A revealing trailer + social media + some good reviews from some sites = and you have pretty much seen the whole movie minus some visuals and some good guesswork.
Studios won’t like people like me because they want my ass in a chair but they can’t have it because my ass is in my own chair at home. They don’t care in the end because I’m the minority and there are people out there who will still gather up their hard earn cash and go out to get disappointed. I saw that because they will still leave the theatre complaining. Why do you support garbage if you know it’s going to be garbage? Perhaps it is the social thing or the general idea of finding something to fill the time.
And so, I don’t watch anything in the theatres anymore — unless it’s really really intriguing to go out and watch it on the big screen.

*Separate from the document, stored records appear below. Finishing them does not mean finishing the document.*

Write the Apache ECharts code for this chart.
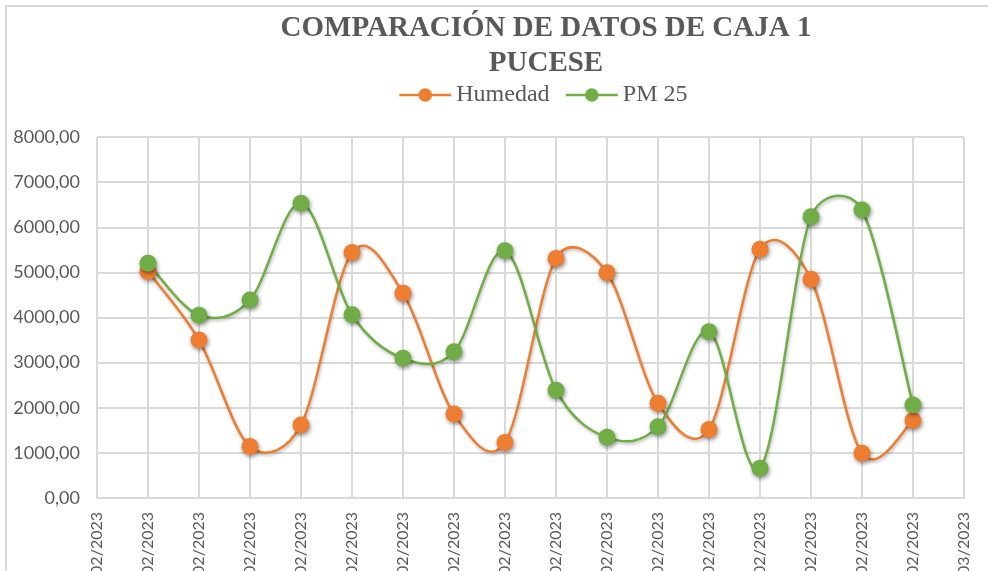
<!DOCTYPE html>
<html>
<head>
<meta charset="utf-8">
<script src="https://cdn.jsdelivr.net/npm/echarts@6/dist/echarts.min.js"></script>
<style>
  html, body { margin: 0; padding: 0; background: #fff; }
  #main { width: 988px; height: 571px; }
</style>
</head>
<body>
<div id="main"></div>
<script>
// fechas del eje x (solo se ve la parte "mm/aaaa", el día queda recortado)
var fechas = [
  '12/02/2023', '13/02/2023', '14/02/2023', '15/02/2023', '16/02/2023', '17/02/2023',
  '18/02/2023', '19/02/2023', '20/02/2023', '21/02/2023', '22/02/2023', '23/02/2023',
  '24/02/2023', '25/02/2023', '26/02/2023', '27/02/2023', '28/02/2023', '01/03/2023'
];
// valores (primer y ultimo dia sin datos)
var humedad = [null, 5020, 3500, 1140, 1620, 5440, 4540, 1860, 1230, 5310, 4990, 2100, 1520, 5510, 4845, 990, 1715, null];
var pm25 = [null, 5200, 4050, 4390, 6530, 4060, 3095, 3240, 5480, 2390, 1345, 1580, 3685, 660, 6235, 6380, 2060, null];

var myChart = echarts.init(document.getElementById('main'));
var gris = '#595959';
var lineaGris = '#d9d9d9';
var naranja = '#ed7d31';
var verde = '#70ad47';

// punto de control estilo "linea suavizada" de Excel:
// tangente paralela a (b - a), largo 1/6, sin pasar de la mitad del tramo
function control(p, a, b, tramo, signo) {
  var dx = b[0] - a[0], dy = b[1] - a[1];
  var len = Math.sqrt(dx * dx + dy * dy);
  if (len === 0) return [p[0], p[1]];
  var m = Math.min(len / 6, tramo / 2);
  return [p[0] + signo * dx / len * m, p[1] + signo * dy / len * m];
}

function curva(valores, color) {
  return function (params, api) {
    var pts = [];
    for (var i = 0; i < valores.length; i++) {
      if (valores[i] != null) pts.push(api.coord([i, valores[i]]));
    }
    var hijos = [];
    for (var k = 0; k < pts.length - 1; k++) {
      var p0 = pts[k - 1] || pts[k];
      var p1 = pts[k];
      var p2 = pts[k + 1];
      var p3 = pts[k + 2] || pts[k + 1];
      var tramo = Math.sqrt(Math.pow(p2[0] - p1[0], 2) + Math.pow(p2[1] - p1[1], 2));
      var c1 = control(p1, p0, p2, tramo, 1);
      var c2 = control(p2, p1, p3, tramo, -1);
      hijos.push({
        type: 'bezierCurve',
        shape: {
          x1: p1[0], y1: p1[1], x2: p2[0], y2: p2[1],
          cpx1: c1[0], cpy1: c1[1], cpx2: c2[0], cpy2: c2[1]
        },
        style: {
          fill: null,
          stroke: color,
          lineWidth: 2.5,
          lineCap: 'round',
          shadowBlur: 3,
          shadowColor: 'rgba(0,0,0,0.25)',
          shadowOffsetX: 1,
          shadowOffsetY: 2
        }
      });
    }
    return { type: 'group', children: hijos };
  };
}

function serie(nombre, datos, color) {
  return {
    name: nombre,
    type: 'line',
    data: datos,
    z: 3,
    symbol: 'circle',
    symbolSize: 17,
    showSymbol: true,
    animation: false,
    lineStyle: { color: color, width: 2.5, opacity: 0 },
    itemStyle: {
      color: color,
      shadowBlur: 4,
      shadowColor: 'rgba(0,0,0,0.45)',
      shadowOffsetX: 1,
      shadowOffsetY: 2
    }
  };
}

function serieCurva(nombre, datos, color) {
  return {
    name: nombre + ' curva',
    type: 'custom',
    z: 2,
    silent: true,
    animation: false,
    data: [[0, 0]],
    encode: { x: 0, y: 1 },
    renderItem: curva(datos, color)
  };
}

var option = {
  backgroundColor: '#fff',
  animation: false,
  graphic: [{
    type: 'rect',
    shape: { x: 6, y: 6, width: 1000, height: 600 },
    style: { fill: null, stroke: lineaGris, lineWidth: 2 },
    silent: true
  }],
  title: {
    text: 'COMPARACIÓN DE DATOS DE CAJA 1\nPUCESE',
    left: 541,
    textAlign: 'center',
    top: 6,
    textStyle: {
      fontFamily: 'Liberation Serif',
      fontWeight: 'bold',
      fontSize: 29,
      lineHeight: 35,
      color: gris
    }
  },
  legend: {
    top: 78,
    left: 393,
    itemWidth: 52,
    itemHeight: 17,
    itemGap: 15,
    lineStyle: { opacity: 1, width: 2.5 },
    textStyle: {
      fontFamily: 'Liberation Serif',
      fontSize: 24,
      color: gris
    },
    data: ['Humedad', 'PM 25']
  },
  grid: {
    left: 97,
    right: 24,
    top: 137,
    bottom: 73,
    outerBoundsMode: 'none'
  },
  xAxis: {
    type: 'category',
    data: fechas,
    boundaryGap: false,
    axisLine: { show: true, lineStyle: { color: lineaGris, width: 2 } },
    axisTick: { show: false },
    splitLine: { show: true, lineStyle: { color: lineaGris, width: 2 } },
    axisLabel: {
      rotate: 90,
      interval: 0,
      margin: 14,
      fontFamily: 'Lato',
      fontSize: 16,
      color: gris
    }
  },
  yAxis: {
    type: 'value',
    min: 0,
    max: 8000,
    interval: 1000,
    axisLine: { show: false },
    axisTick: { show: false },
    splitLine: { show: true, lineStyle: { color: lineaGris, width: 2 } },
    axisLabel: {
      margin: 17,
      fontFamily: 'Lato',
      fontSize: 18,
      color: gris,
      formatter: function (v) {
        return v.toFixed(2).replace('.', ',');
      }
    }
  },
  series: [
    serieCurva('Humedad', humedad, naranja),
    serieCurva('PM 25', pm25, verde),
    serie('Humedad', humedad, naranja),
    serie('PM 25', pm25, verde)
  ]
};

myChart.setOption(option);
</script>
</body>
</html>
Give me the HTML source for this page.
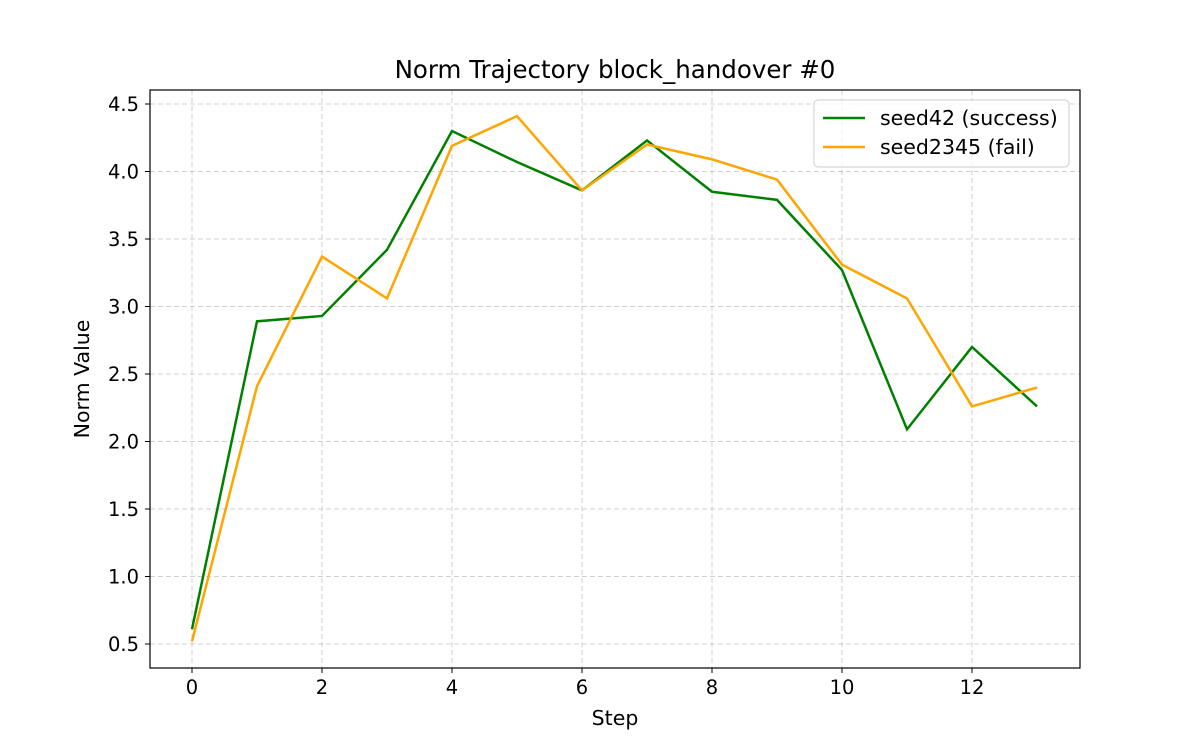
<!DOCTYPE html>
<html><head><meta charset="utf-8"><style>
body{margin:0;background:#fff;font-family:"DejaVu Sans","Liberation Sans",sans-serif;}
svg text{font-family:"DejaVu Sans","Liberation Sans",sans-serif;fill:#000}
</style></head><body>
<svg id="chart" width="1200" height="750" xmlns="http://www.w3.org/2000/svg">
<rect width="1200" height="750" fill="#fff"/>
<text x="615" y="78" text-anchor="middle" font-size="24.5">Norm Trajectory block_handover #0</text>
<g id="grid"></g><g id="ticks"></g><g id="series"></g>
<rect x="150" y="90" width="930" height="578" fill="none" stroke="#000" stroke-width="1.2"/>
<text x="615" y="725" text-anchor="middle" font-size="20.5">Step</text>
<text x="0" y="0" transform="translate(89,379) rotate(-90)" text-anchor="middle" font-size="20.5">Norm Value</text>
<g>
<rect x="814" y="100" width="255" height="67" rx="4" fill="#fff" fill-opacity="0.8" stroke="#ccc"/>
<g><line x1="823" y1="118" x2="865" y2="118" stroke="green" stroke-width="2.5"/><text x="880" y="125" font-size="20.5">seed42 (success)</text></g>
<g><line x1="823" y1="147" x2="865" y2="147" stroke="orange" stroke-width="2.5"/><text x="880" y="154" font-size="20.5">seed2345 (fail)</text></g>
</g>
</svg>
<script>
const steps=[0,1,2,3,4,5,6,7,8,9,10,11,12,13];
const seed42=[0.61,2.89,2.93,3.42,4.30,4.07,3.86,4.23,3.85,3.79,3.27,2.09,2.70,2.26];
const seed2345=[0.52,2.41,3.37,3.06,4.19,4.41,3.86,4.20,4.09,3.94,3.31,3.06,2.26,2.40];
const xTicks=[0,2,4,6,8,10,12];
const yTicks=[0.5,1.0,1.5,2.0,2.5,3.0,3.5,4.0,4.5];
const NS="http://www.w3.org/2000/svg";
const xs=v=>192+v*65;
const ys=v=>644-(v-0.5)*135;
function mk(tag,attrs,parent){const e=document.createElementNS(NS,tag);for(const k in attrs)e.setAttribute(k,attrs[k]);document.getElementById(parent).appendChild(e);return e;}
xTicks.forEach(t=>{
 const g=mk('line',{x1:xs(t),x2:xs(t),y1:90,y2:668,stroke:'#b0b0b0','stroke-dasharray':'5,3','stroke-opacity':0.6},'grid');
 
 
 mk('line',{x1:xs(t),x2:xs(t),y1:668,y2:673,stroke:'#000'},'ticks');
 const l=mk('text',{x:xs(t),y:694,'text-anchor':'middle','font-size':19.5},'ticks');l.textContent=t;
 
 
});
yTicks.forEach(t=>{
 const g=mk('line',{x1:150,x2:1080,y1:ys(t),y2:ys(t),stroke:'#b0b0b0','stroke-dasharray':'5,3','stroke-opacity':0.6},'grid');
 
 
 mk('line',{x1:145,x2:150,y1:ys(t),y2:ys(t),stroke:'#000'},'ticks');
 const l=mk('text',{x:139,y:ys(t)+7,'text-anchor':'end','font-size':19.5},'ticks');l.textContent=t.toFixed(1);
 
 
});
[[seed42,'green','seed42-line'],[seed2345,'orange','seed2345-line']].forEach(([d,c,n])=>{
 const p=mk('polyline',{points:d.map((v,i)=>xs(steps[i])+','+ys(v)).join(' '),fill:'none',stroke:c,'stroke-width':2.5},'series');
 
 
});
</script>
</body></html>
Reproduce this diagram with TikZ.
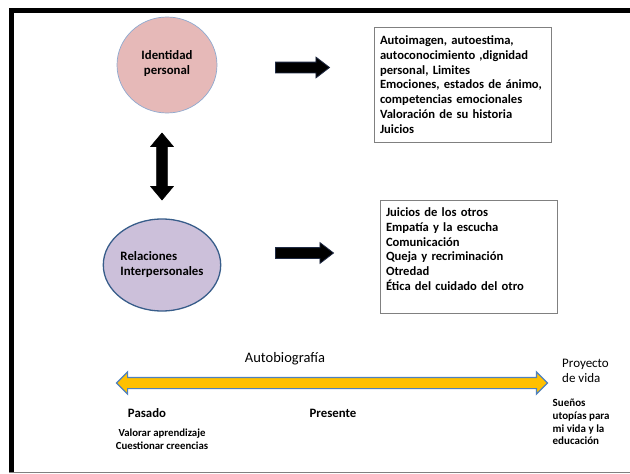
\documentclass[tikz,border=0pt]{standalone}
\usepackage{fontspec}
\setmainfont{Carlito}
\usetikzlibrary{shapes.geometric,shapes.arrows}
\definecolor{rosa}{HTML}{E6B9B8}
\definecolor{lila}{HTML}{CCC0DA}
\definecolor{bordeazul}{HTML}{385D8A}
\definecolor{bordeclaro}{HTML}{8EA9CF}
\definecolor{amarillo}{HTML}{FFC000}
\definecolor{azul}{HTML}{4F81BD}
\definecolor{marino}{HTML}{1F2A44}
\begin{document}
\begin{tikzpicture}[x=1pt,y=-1pt,
    tema/.style={ellipse,inner sep=0pt,font=\fontsize{12.8}{15}\selectfont\bfseries},
    lista/.style={draw=gray,line width=1pt,text width=165pt,inner xsep=6pt,inner ysep=6pt,align=left,
      font=\fontsize{12.6}{14.8}\selectfont\bfseries},
    flecha/.style={single arrow,fill=black,draw=marino,line width=0.8pt,inner xsep=0pt,inner ysep=5pt,
      minimum width=20pt,single arrow head extend=5pt,single arrow tip angle=75},
    etiqueta/.style={inner sep=0pt,align=left}]
      \tikzset{every node/.style={text=black}}
      \useasboundingbox (0,0) rectangle (630,474);
      \draw[gray,line width=1.5pt] (9,472.5) -- (630,472.5);
      \draw[line width=5pt,line join=miter] (11.5,472) -- (11.5,10) -- (630,10);
      \node[tema,fill=rosa,draw=bordeclaro,line width=0.7pt,minimum width=100pt,minimum height=96pt,align=center] (idper) at (167,65) {Identidad\\personal\\[-9pt]\mbox{}};
      \node[tema,fill=lila,draw=bordeazul,line width=1.3pt,minimum width=102pt,minimum height=92pt,align=left] (relint) at (162,265) {Relaciones\\Interpersonales};
      \node[flecha,minimum height=54pt] (fid) at (299,67.5) {};
      \node[flecha,minimum height=58pt] (frel) at (301,253) {};
      \node[lista,minimum height=115pt] (rasgos) at (462.5,84.5) {Autoimagen, autoestima,\\ autoconocimiento ,dignidad\\ personal, Limites\\ Emociones, estados de ánimo,\\ competencias emocionales\\ Valoración de su historia\\ Juicios};
      \node[lista,minimum height=113pt] (otros) at (468.5,256.5) {Juicios de los otros\\ Empatía y la escucha\\ Comunicación\\ Queja y recriminación\\ Otredad\\ Ética del cuidado del otro\\ \mbox{}};
      \node[double arrow,fill=black,draw=black,line width=0.6pt,rotate=90,inner xsep=0pt,inner ysep=5pt,minimum width=22pt,
        double arrow head extend=6pt,double arrow tip angle=80,minimum height=67pt] (vinculo) at (162,166.5) {};
      \node[double arrow,fill=amarillo,draw=azul,line width=1.2pt,inner xsep=0pt,inner ysep=5pt,minimum width=21pt,
        double arrow head extend=5.5pt,double arrow tip angle=90,minimum height=431pt] (tiempo) at (332,383) {};
      \node[font=\fontsize{14.5}{17}\selectfont] (autobio) at (285,359) {Autobiografía};
      \node[etiqueta,anchor=west,font=\fontsize{13}{15}\selectfont] (proyecto) at (562,370.5) {Proyecto\\de vida};
      \node[etiqueta,anchor=west,font=\fontsize{11}{12.6}\selectfont\bfseries] (suenos) at (552.5,422) {Sueños\\utopías para\\mi vida y la\\educación};
      \node[font=\fontsize{12.8}{15}\selectfont\bfseries] (pasado) at (147,413) {Pasado};
      \node[font=\fontsize{12.8}{15}\selectfont\bfseries] (presente) at (333,413) {Presente};
      \node[etiqueta,align=center,font=\fontsize{10.8}{13}\selectfont\bfseries] (valorar) at (162,439.5) {Valorar aprendizaje\\Cuestionar creencias};
\end{tikzpicture}
\end{document}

The fantastical spectacle. The larger than life story. The movies that worked so hard in creating an immersive experience for all. Only then, I will spend all out and get to a real IMAX theatre and let it suck me into that world.
Those are features are so rare nowadays and so I’ll stick to my 4.95-inch smartphone screen (I still use a Nexus 5) — something I thought I wouldn’t accept but now do because I simply don’t care if the filmmakers don’t really care for using good visual language to craft together their stories. They want talking heads and some quick edit cuts… sure, I’ll just give you my attention when I’m sitting on the crapper or snuggled up in my bed with my headphones on. That’s all I can afford to give you because carrying a good novel around town is more worth than your shitty attempt at making something so-called “cinematic.”